Imitation from Diverse Behaviors: Wasserstein Quality Diversity Imitation Learning with Single-Step Archive Exploration
Xingrui Yu, Zhenglin Wan, David Mark Bossens, Yueming Lyu, Qing Guo, Ivor W. Tsang
TL;DR
This work tackles the challenge of learning a diverse set of high-quality policies from limited demonstrations by marrying quality-diversity imitation learning with stable, latent-space adversarial training. It introduces Wasserstein Quality Diversity Imitation Learning (WQDIL), which stabilizes reward learning via latent Wasserstein adversarial training in a Wasserstein Auto-Encoder and combats behavior overfitting with a measure-conditioned reward and a single-step archive exploration bonus. The proposed approach, including variants like mCWAE-WGAIL, demonstrates near-expert to beyond-expert quality-diversity performance on MuJoCo locomotion tasks, with ablations confirming the effectiveness of latent Wasserstein training and the exploration/measures components.
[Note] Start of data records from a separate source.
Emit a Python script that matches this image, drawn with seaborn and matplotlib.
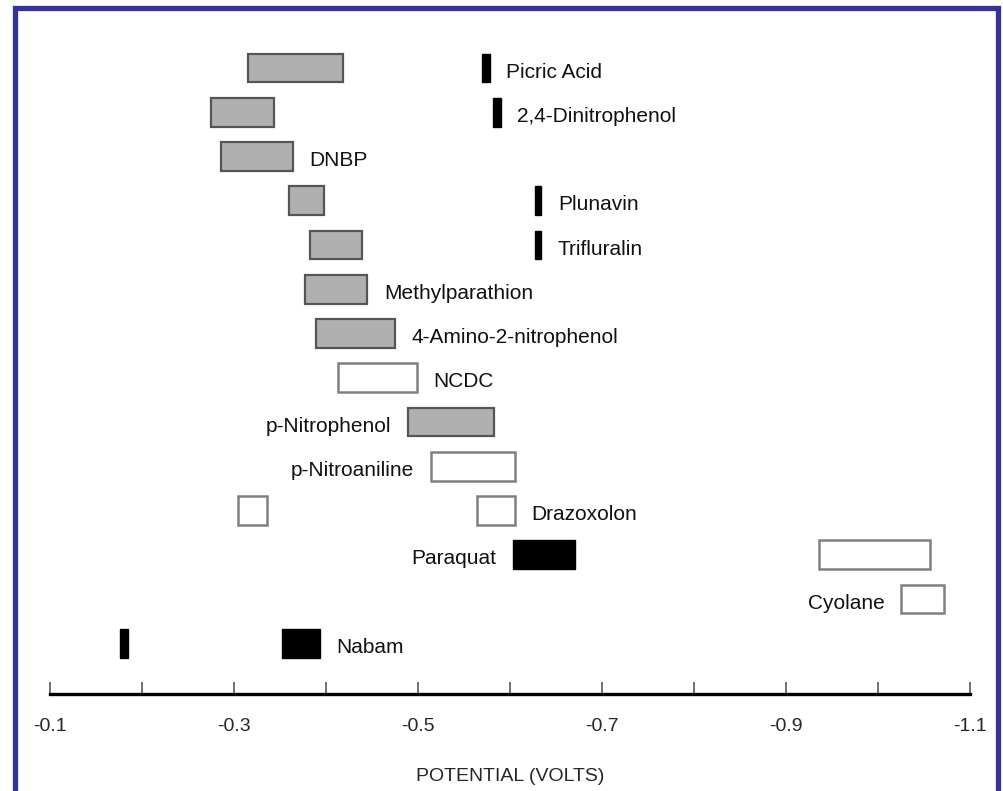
import matplotlib
matplotlib.use("Agg")
import matplotlib.pyplot as plt
import seaborn as sns
import pandas as pd
from matplotlib.patches import Rectangle
from matplotlib.ticker import FixedLocator, NullFormatter, FixedFormatter

# Compounds, one per row from top to bottom
compounds = ["Picric Acid", "2,4-Dinitrophenol", "DNBP", "Plunavin", "Trifluralin",
             "Methylparathion", "4-Amino-2-nitrophenol", "NCDC", "p-Nitrophenol",
             "p-Nitroaniline", "Drazoxolon", "Paraquat", "Cyolane", "Nabam"]
label_side = ["right", "right", "right", "right", "right", "right", "right", "right",
              "left", "left", "right", "left", "left", "right"]

# Potential ranges (V) of each wave, with the row it sits on and its class
seg_row = [0, 0, 1, 1, 2, 3, 3, 4, 4, 5, 6, 7, 8, 9, 10, 10, 11, 11, 12, 13, 13]
seg_start = [-0.315, -0.570, -0.275, -0.582, -0.286, -0.360, -0.627, -0.383, -0.627,
             -0.377, -0.389, -0.413, -0.489, -0.514, -0.304, -0.564, -0.603, -0.936,
             -1.025, -0.176, -0.352]
seg_end = [-0.418, -0.578, -0.343, -0.590, -0.364, -0.398, -0.634, -0.439, -0.634,
           -0.445, -0.475, -0.499, -0.583, -0.605, -0.336, -0.605, -0.671, -1.057,
           -1.072, -0.185, -0.393]
seg_kind = ["gray", "black", "gray", "black", "gray", "gray", "black", "gray", "black",
            "gray", "gray", "white", "gray", "white", "white", "white", "black", "white",
            "white", "black", "black"]

tick_major = [-0.1, -0.3, -0.5, -0.7, -0.9, -1.1]
tick_minor = [-0.2, -0.4, -0.6, -0.8, -1.0]
tick_labels = ["-0.1", "-0.3", "-0.5", "-0.7", "-0.9", "-1.1"]

segs = pd.DataFrame({"row": seg_row, "start": seg_start, "end": seg_end, "kind": seg_kind})

sns.set_theme(style="white")
plt.rcParams["font.family"] = ["Liberation Sans", "DejaVu Sans"]

fig = plt.figure(figsize=(10.04, 7.91), dpi=100)
ax = fig.add_axes([50 / 1004, 1 - 694 / 791, 920 / 1004, 664 / 791])

styles = {
    "gray": dict(facecolor="#b0b0b0", edgecolor="#555555", linewidth=1.6),
    "white": dict(facecolor="white", edgecolor="#808080", linewidth=1.8),
    "black": dict(facecolor="black", edgecolor="black", linewidth=1.0),
}
bar_h = 0.65
for _, s in segs.iterrows():
    ax.barh(s["row"], s["end"] - s["start"], left=s["start"], height=bar_h,
            align="center", **styles[s["kind"]], zorder=3)

# Compound names beside their waves
for i, name in enumerate(compounds):
    rs = segs[segs["row"] == i]
    if label_side[i] == "right":
        x = rs["end"].min()
        ax.annotate(name, (x, i), xytext=(12, -3), textcoords="offset points",
                    ha="left", va="center", fontsize=15, color="#111111")
    else:
        x = rs["start"].max()
        ax.annotate(name, (x, i), xytext=(-12, -3), textcoords="offset points",
                    ha="right", va="center", fontsize=15, color="#111111")

ax.set_xlim(-0.1, -1.1)
ax.set_ylim(14.15, -0.86)
ax.set_yticks([])
for side in ["top", "left", "right"]:
    ax.spines[side].set_visible(False)
ax.spines["bottom"].set_linewidth(2.4)
ax.spines["bottom"].set_color("black")

ax.xaxis.set_major_locator(FixedLocator(tick_major))
ax.xaxis.set_major_formatter(FixedFormatter(tick_labels))
ax.xaxis.set_minor_locator(FixedLocator(tick_minor))
ax.xaxis.set_minor_formatter(NullFormatter())
ax.tick_params(axis="x", which="both", direction="in", length=9, width=1.3,
               color="#666666", bottom=True)
ax.tick_params(axis="x", which="major", pad=17, labelsize=14)
ax.set_xlabel("POTENTIAL (VOLTS)", fontsize=14, labelpad=24)
ax.patch.set_alpha(0)

# Blue frame around the figure
frame = Rectangle((15.5 / 1004, -0.05), (998.5 - 15.5) / 1004, 1.05 - 8 / 791,
                  transform=fig.transFigure, fill=False, edgecolor="#333399",
                  linewidth=3.8, clip_on=False)
fig.patches.append(frame)

fig.savefig("out.png", dpi=100)
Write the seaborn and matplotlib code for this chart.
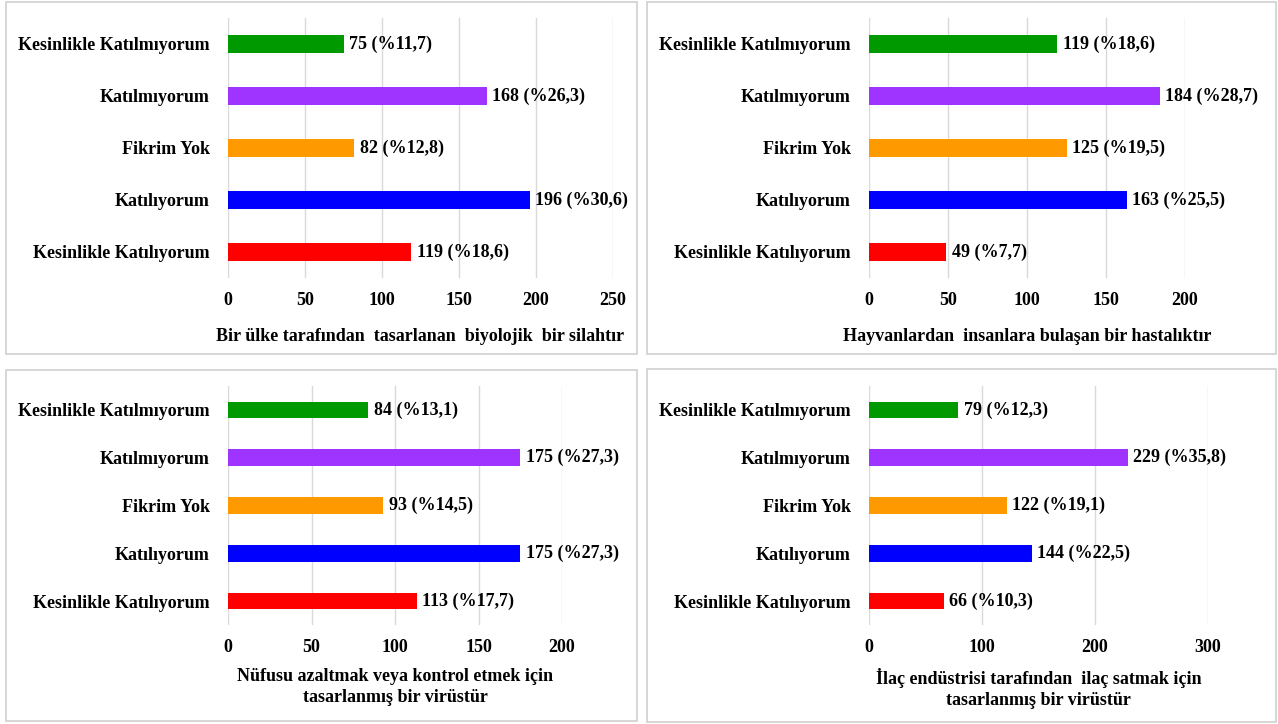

This framework offers a practical path to robust, diverse imitation in settings with scarce demonstrations and complex locomotion behavior.
Abstract
Learning diverse and high-performance behaviors from a limited set of demonstrations is a grand challenge. Traditional imitation learning methods usually fail in this task because most of them are designed to learn one specific behavior even with multiple demonstrations. Therefore, novel techniques for \textit{quality diversity imitation learning}, which bridges the quality diversity optimization and imitation learning methods, are needed to solve the above challenge. This work introduces Wasserstein Quality Diversity Imitation Learning (WQDIL), which 1) improves the stability of imitation learning in the quality diversity setting with latent adversarial training based on a Wasserstein Auto-Encoder (WAE), and 2) mitigates a behavior-overfitting issue using a measure-conditioned reward function with a single-step archive exploration bonus. Empirically, our method significantly outperforms state-of-the-art IL methods, achieving near-expert or beyond-expert QD performance on the challenging continuous control tasks derived from MuJoCo environments.